### Data for the task
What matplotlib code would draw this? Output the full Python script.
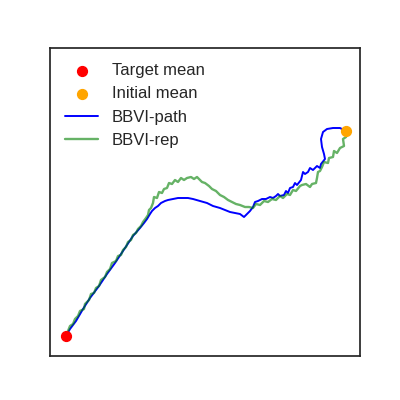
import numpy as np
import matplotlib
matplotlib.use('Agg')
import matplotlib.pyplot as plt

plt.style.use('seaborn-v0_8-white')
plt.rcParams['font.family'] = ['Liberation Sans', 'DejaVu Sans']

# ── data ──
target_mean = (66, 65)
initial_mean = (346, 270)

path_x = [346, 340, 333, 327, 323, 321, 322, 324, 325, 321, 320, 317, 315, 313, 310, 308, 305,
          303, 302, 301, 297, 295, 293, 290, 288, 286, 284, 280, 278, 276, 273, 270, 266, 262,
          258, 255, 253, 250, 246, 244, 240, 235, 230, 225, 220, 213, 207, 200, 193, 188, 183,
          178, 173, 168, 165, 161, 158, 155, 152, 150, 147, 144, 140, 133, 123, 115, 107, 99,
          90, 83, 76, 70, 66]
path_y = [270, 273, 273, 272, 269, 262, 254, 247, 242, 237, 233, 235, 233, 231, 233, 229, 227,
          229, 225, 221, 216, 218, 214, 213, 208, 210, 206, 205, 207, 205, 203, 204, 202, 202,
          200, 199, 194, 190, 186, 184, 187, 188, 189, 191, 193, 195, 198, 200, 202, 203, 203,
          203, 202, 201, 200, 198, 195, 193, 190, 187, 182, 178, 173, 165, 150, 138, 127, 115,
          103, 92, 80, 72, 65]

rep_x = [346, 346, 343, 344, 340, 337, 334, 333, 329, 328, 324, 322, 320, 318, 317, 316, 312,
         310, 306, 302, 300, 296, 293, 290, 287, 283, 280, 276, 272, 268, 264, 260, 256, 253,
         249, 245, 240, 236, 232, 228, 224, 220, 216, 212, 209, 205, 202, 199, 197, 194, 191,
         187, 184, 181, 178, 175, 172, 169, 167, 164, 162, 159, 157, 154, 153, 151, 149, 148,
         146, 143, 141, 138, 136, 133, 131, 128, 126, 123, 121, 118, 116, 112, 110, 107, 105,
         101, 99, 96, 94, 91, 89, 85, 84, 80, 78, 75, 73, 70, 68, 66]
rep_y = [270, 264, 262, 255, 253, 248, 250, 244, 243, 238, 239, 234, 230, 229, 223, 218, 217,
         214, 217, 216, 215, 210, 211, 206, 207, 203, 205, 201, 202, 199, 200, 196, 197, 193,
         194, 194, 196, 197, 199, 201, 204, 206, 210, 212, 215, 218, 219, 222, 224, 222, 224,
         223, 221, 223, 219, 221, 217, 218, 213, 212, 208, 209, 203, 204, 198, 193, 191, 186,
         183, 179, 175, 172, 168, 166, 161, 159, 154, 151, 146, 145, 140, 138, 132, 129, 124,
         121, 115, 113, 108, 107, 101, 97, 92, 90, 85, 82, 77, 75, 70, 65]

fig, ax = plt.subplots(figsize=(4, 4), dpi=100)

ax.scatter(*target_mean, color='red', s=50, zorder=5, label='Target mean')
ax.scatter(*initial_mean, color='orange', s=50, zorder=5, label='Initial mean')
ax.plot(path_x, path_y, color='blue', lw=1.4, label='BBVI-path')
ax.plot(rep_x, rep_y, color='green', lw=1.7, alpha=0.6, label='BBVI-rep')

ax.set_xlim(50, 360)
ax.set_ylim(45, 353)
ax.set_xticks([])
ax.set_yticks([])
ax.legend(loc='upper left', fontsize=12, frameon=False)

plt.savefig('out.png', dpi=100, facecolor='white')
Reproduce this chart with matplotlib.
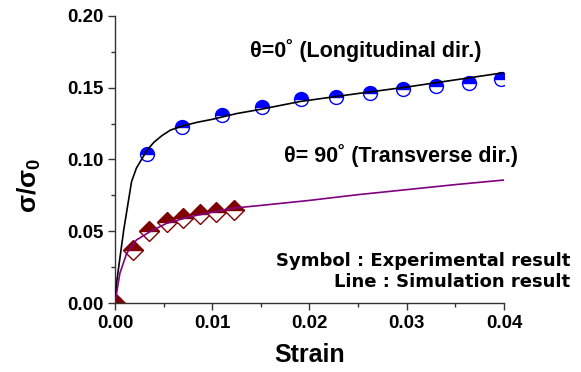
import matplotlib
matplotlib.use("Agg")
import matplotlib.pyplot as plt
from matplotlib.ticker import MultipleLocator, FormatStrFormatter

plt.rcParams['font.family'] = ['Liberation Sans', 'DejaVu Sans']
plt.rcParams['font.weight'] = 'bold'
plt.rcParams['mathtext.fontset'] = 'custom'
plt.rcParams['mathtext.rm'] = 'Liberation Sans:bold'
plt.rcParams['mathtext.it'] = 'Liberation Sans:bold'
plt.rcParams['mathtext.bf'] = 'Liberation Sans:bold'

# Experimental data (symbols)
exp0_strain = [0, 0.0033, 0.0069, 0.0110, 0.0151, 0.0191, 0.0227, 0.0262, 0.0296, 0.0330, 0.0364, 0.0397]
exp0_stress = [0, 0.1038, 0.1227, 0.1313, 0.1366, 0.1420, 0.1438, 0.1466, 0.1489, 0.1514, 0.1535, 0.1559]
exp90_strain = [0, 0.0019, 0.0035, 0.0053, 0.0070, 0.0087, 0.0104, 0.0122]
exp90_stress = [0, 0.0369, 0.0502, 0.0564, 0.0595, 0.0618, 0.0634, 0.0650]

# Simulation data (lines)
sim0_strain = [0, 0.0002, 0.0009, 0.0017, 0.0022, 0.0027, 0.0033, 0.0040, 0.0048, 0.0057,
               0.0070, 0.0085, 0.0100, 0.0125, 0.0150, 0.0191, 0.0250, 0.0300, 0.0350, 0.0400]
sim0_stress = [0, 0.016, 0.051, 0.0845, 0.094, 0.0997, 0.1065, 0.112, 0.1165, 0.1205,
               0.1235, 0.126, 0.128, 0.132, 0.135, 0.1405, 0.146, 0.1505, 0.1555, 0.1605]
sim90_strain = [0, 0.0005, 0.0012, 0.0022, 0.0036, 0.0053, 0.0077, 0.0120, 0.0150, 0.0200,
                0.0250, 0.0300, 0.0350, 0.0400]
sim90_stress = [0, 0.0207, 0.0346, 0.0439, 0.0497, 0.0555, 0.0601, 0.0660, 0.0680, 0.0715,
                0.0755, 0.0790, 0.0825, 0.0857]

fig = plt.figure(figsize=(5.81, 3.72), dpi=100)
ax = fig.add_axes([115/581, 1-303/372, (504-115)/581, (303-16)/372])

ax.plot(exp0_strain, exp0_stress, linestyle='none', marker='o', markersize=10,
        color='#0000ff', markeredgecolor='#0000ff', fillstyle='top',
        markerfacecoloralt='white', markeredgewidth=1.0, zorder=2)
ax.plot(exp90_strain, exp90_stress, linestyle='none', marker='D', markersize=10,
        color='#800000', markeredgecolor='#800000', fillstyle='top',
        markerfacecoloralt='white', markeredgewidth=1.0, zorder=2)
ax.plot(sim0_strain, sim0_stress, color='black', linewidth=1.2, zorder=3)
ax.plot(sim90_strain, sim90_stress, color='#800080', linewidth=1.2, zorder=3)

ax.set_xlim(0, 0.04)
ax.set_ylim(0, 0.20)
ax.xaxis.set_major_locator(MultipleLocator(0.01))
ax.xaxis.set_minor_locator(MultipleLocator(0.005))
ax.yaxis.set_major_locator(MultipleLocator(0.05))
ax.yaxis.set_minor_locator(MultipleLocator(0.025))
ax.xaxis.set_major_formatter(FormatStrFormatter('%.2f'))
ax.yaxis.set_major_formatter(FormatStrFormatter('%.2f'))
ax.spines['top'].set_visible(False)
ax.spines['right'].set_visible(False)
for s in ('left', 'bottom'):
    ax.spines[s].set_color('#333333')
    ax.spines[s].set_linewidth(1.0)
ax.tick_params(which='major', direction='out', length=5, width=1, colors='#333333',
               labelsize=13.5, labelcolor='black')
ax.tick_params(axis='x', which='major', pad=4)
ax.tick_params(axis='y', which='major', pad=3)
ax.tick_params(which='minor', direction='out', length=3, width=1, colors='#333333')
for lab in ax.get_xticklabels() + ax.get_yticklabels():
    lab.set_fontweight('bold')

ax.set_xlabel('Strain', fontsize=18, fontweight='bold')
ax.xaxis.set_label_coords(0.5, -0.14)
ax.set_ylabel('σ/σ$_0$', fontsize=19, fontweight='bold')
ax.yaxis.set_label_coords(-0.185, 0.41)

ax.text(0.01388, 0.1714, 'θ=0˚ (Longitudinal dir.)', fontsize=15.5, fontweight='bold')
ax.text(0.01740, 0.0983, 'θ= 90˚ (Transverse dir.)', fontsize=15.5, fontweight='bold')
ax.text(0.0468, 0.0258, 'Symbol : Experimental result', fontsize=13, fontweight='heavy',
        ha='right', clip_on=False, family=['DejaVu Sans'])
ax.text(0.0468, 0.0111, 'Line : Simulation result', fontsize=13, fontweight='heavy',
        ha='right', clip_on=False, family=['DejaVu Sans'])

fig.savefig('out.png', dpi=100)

### Directive
Make an exact copy of the lines from the one holding "Reproduce this chart with matplotlib." through the one holding "from matplotlib.ticker import", end lines included, without the pictures.

### Task result
Reproduce this chart with matplotlib.
import matplotlib
matplotlib.use("Agg")
import matplotlib.pyplot as plt
from matplotlib.ticker import MultipleLocator, FormatStrFormatter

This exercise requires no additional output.